No additional commitments were made by Government as part of the announcement of the rail freight growth target. Rather, the Secretary of State for Transport summarised the following actions that the Government is already taking to support rail freight growth:

  • Placing rail freight at the heart of rail reforms: In accordance with the Plan for Rail and as part of the establishment of the Great British Railways (“GBR”), the Government intends to impose a statutory duty on GBR to promote rail freight to secure economic, environmental and social benefits.
  • Setting short term targets: The Government will continue to mandate short-term growth targets for rail freight, noting that the ORR’s Final Determination (England & Wales) includes a 7.5% freight growth target for England and Wales and the Final Determination (Scotland) includes a 8.7% growth target for Scotland for Control Period 7 (2024 -2029). 
  • Investment to improve reliability and capacity:  The Government will continue to make commitments to improve punctuality and reliability for freight operators, including investment in high-priority structures for heavy axle weights and freight safety improvements. The Network North plan published last October included plans to upgrade Ely Junction to accommodate an extra six freight trains per day from the Port of Felixstowe.
  • Supporting modal shift: The Government plans to continue to support the Modal Shift Revenue Grant Scheme that assists companies with the operating costs associated with running rail or inland water freight transport.  The Government launched a Call for Evidence on 4 December 2023 in relation to this scheme with a closing date of 2 February 2024 for responses.
  • Supporting international rail freight: The Government will continue to engage regularly with the international rail sector to improve freight traffic flows and operate more international freight services.  
  • Recognising rail freight in the planning regime: Both the Department for Transport and the Department for Levelling Up, Housing and Communities will continue to collaborate to ensure sufficient land is allocated to service the needs of freight.  The Call for Evidence on how the planning system can better meet the needs of the freight and logistics sector closed in October 2023 (see our previous post for further details) and we await the findings. The Government also intends on completing its review of the national networks national policy statement by March 2024, which includes an updated needs case for the development of strategic rail freight interchanges.
  • Releasing capacity: The Government will work with ORR and Network Rail to ensure unused access rights that are no longer required for passenger services are released, providing new opportunities for rail freight. 
  • Supporting innovation: The Government will continue investing in rail research, including supporting the trialling of a range of new rail freight technologies to encourage industry investment through its First of a Kind innovation programme. 

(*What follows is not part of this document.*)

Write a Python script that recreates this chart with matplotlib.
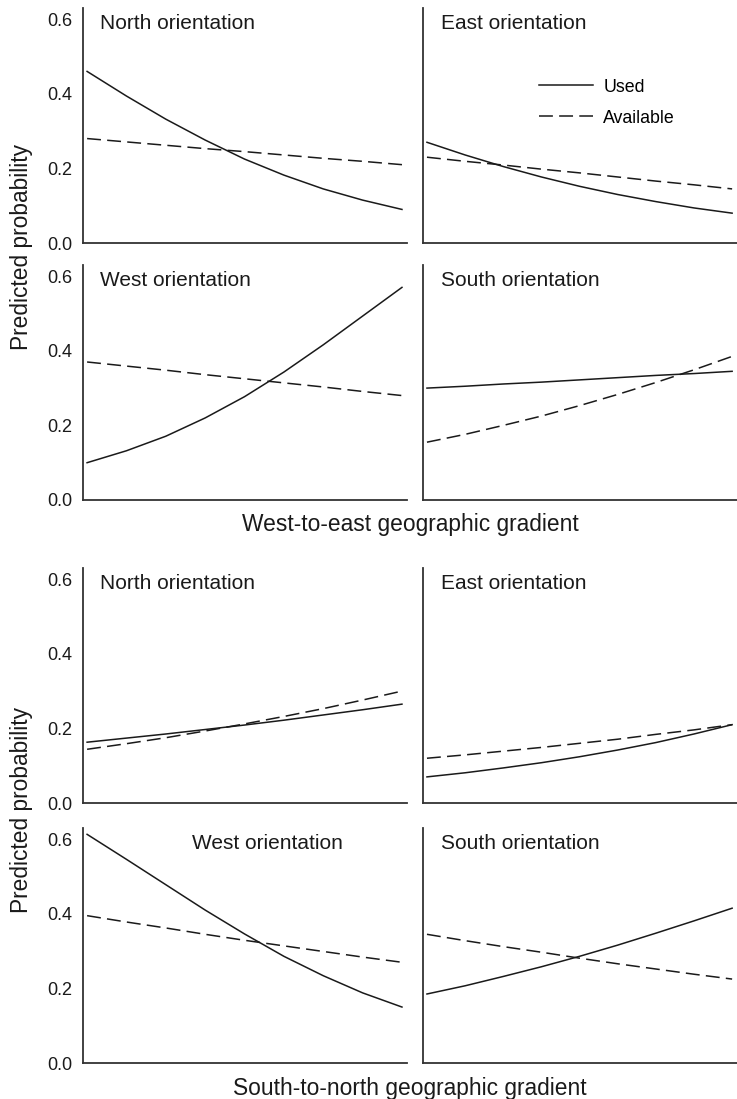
import numpy as np
import matplotlib.pyplot as plt

plt.rcParams['font.family'] = ['Liberation Sans', 'DejaVu Sans']
plt.rcParams['lines.scale_dashes'] = False

# position along each geographic gradient (scaled 0-1)
grad = [0, 0.125, 0.25, 0.375, 0.5, 0.625, 0.75, 0.875, 1]

# west-to-east gradient
we_north_used = [0.460, 0.394, 0.332, 0.276, 0.225, 0.182, 0.145, 0.115, 0.090]
we_north_avail = [0.280, 0.271, 0.262, 0.253, 0.245, 0.236, 0.227, 0.219, 0.210]
we_east_used = [0.270, 0.236, 0.205, 0.177, 0.152, 0.130, 0.111, 0.094, 0.080]
we_east_avail = [0.230, 0.219, 0.209, 0.198, 0.188, 0.177, 0.166, 0.156, 0.145]
we_west_used = [0.100, 0.132, 0.171, 0.220, 0.277, 0.343, 0.416, 0.493, 0.570]
we_west_avail = [0.370, 0.359, 0.348, 0.336, 0.325, 0.314, 0.303, 0.291, 0.280]
we_south_used = [0.300, 0.305, 0.311, 0.316, 0.322, 0.328, 0.334, 0.339, 0.345]
we_south_avail = [0.155, 0.176, 0.200, 0.225, 0.253, 0.283, 0.315, 0.349, 0.385]

# south-to-north gradient
sn_north_used = [0.163, 0.174, 0.185, 0.197, 0.209, 0.222, 0.236, 0.250, 0.265]
sn_north_avail = [0.144, 0.159, 0.175, 0.193, 0.212, 0.232, 0.253, 0.276, 0.300]
sn_east_used = [0.070, 0.081, 0.094, 0.108, 0.124, 0.142, 0.162, 0.185, 0.210]
sn_east_avail = [0.120, 0.129, 0.139, 0.149, 0.160, 0.171, 0.184, 0.196, 0.210]
sn_west_used = [0.613, 0.546, 0.478, 0.410, 0.346, 0.286, 0.234, 0.188, 0.150]
sn_west_avail = [0.395, 0.378, 0.362, 0.345, 0.329, 0.314, 0.299, 0.284, 0.270]
sn_south_used = [0.185, 0.207, 0.232, 0.258, 0.286, 0.316, 0.348, 0.381, 0.415]
sn_south_avail = [0.345, 0.328, 0.312, 0.297, 0.281, 0.266, 0.252, 0.238, 0.225]

yticks = [0.0, 0.2, 0.4, 0.6]

W, H = 737, 1099
fig = plt.figure(figsize=(W / 100, H / 100), dpi=100)

# panel boxes in pixels: left, top, right, bottom
cols = [(83, 407), (423, 737)]
rows = [(8, 243), (265, 500), (568, 803), (828, 1063)]

panels = [
    (0, 0, 'North orientation', we_north_used, we_north_avail, 17),
    (0, 1, 'East orientation', we_east_used, we_east_avail, 18),
    (1, 0, 'West orientation', we_west_used, we_west_avail, 17),
    (1, 1, 'South orientation', we_south_used, we_south_avail, 18),
    (2, 0, 'North orientation', sn_north_used, sn_north_avail, 17),
    (2, 1, 'East orientation', sn_east_used, sn_east_avail, 18),
    (3, 0, 'West orientation', sn_west_used, sn_west_avail, 109),
    (3, 1, 'South orientation', sn_south_used, sn_south_avail, 18),
]

ink = '#1a1a1a'
for r, c, title, used, avail, tx in panels:
    x0, x1 = cols[c]
    t, b = rows[r]
    ax = fig.add_axes([x0 / W, 1 - b / H, (x1 - x0) / W, (b - t) / H])
    ax.plot(grad, used, color=ink, lw=1.1, label='Used')
    ax.plot(grad, avail, color=ink, lw=1.1, linestyle=(0, (10, 4.5)), label='Available')
    ax.set_xlim(-0.013, 1.016)
    ax.set_ylim(0, 0.63)
    ax.set_xticks([])
    if c == 0:
        ax.set_yticks(yticks)
        ax.set_yticklabels(['%.1f' % v for v in yticks])
    else:
        ax.set_yticks([])
    ax.tick_params(axis='y', length=0, pad=8, labelsize=13, labelcolor=ink)
    for s in ['top', 'right']:
        ax.spines[s].set_visible(False)
    for s in ['left', 'bottom']:
        ax.spines[s].set_linewidth(1.3)
        ax.spines[s].set_color('#333333')
    ax.annotate(title, xy=(0, 1), xycoords='axes fraction',
                xytext=(tx * 0.72, -4), textcoords='offset points',
                ha='left', va='top', fontsize=15, color=ink)
    if r == 0 and c == 1:
        ax.legend(loc='upper left', bbox_to_anchor=(0.37, 0.70), frameon=False,
                  fontsize=12.8, handlelength=3.0, handletextpad=0.6,
                  labelspacing=0.8, borderpad=0, borderaxespad=0)

fig.text(410 / W, 1 - 525 / H, 'West-to-east geographic gradient',
         ha='center', va='center', fontsize=16.4, color=ink)
fig.text(410 / W, 1 - 1088 / H, 'South-to-north geographic gradient',
         ha='center', va='center', fontsize=16.4, color=ink)
fig.text(22 / W, 1 - 247 / H, 'Predicted probability', rotation=90,
         ha='center', va='center', fontsize=16.4, color=ink)
fig.text(22 / W, 1 - 810 / H, 'Predicted probability', rotation=90,
         ha='center', va='center', fontsize=16.4, color=ink)

fig.savefig('out.png', dpi=100)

Is this the right track for freight?

The announcement of an ambitious rail freight target is welcome news and hopefully will drive behaviours to place greater emphasis on supporting rail freight growth as new structures and policy are developed during this period of change for the sector. 

However, for the rail freight target to have real significance, effective policies and plans that underpin the target will need to be developed and implemented to ensure that growth is delivered in practice. 

There are many well-established and experienced players in the freight operating market who know exactly where investment is needed to facilitate maximum growth – whether that be short in-fill electrification projects, track enhancement schemes to improve reliability or the delivery of new rail infrastructure to improve capacity in key areas.  The hope is that the rail freight growth will embolden key-decision makers to listen to these priorities and support associated investment. 

Key Takeaways

  • On 20 December 2023, Secretary of State for Transport announced first-of-its kind target to grow rail freight by at least 75% net freight tonne kilometres by 2050.
  • The purpose of the target is to strengthen the place of freight on the rail network, a signal of the Government’s support for and confidence in rail freight.  The target is not a ceiling and the industry should be ambitious for further growth.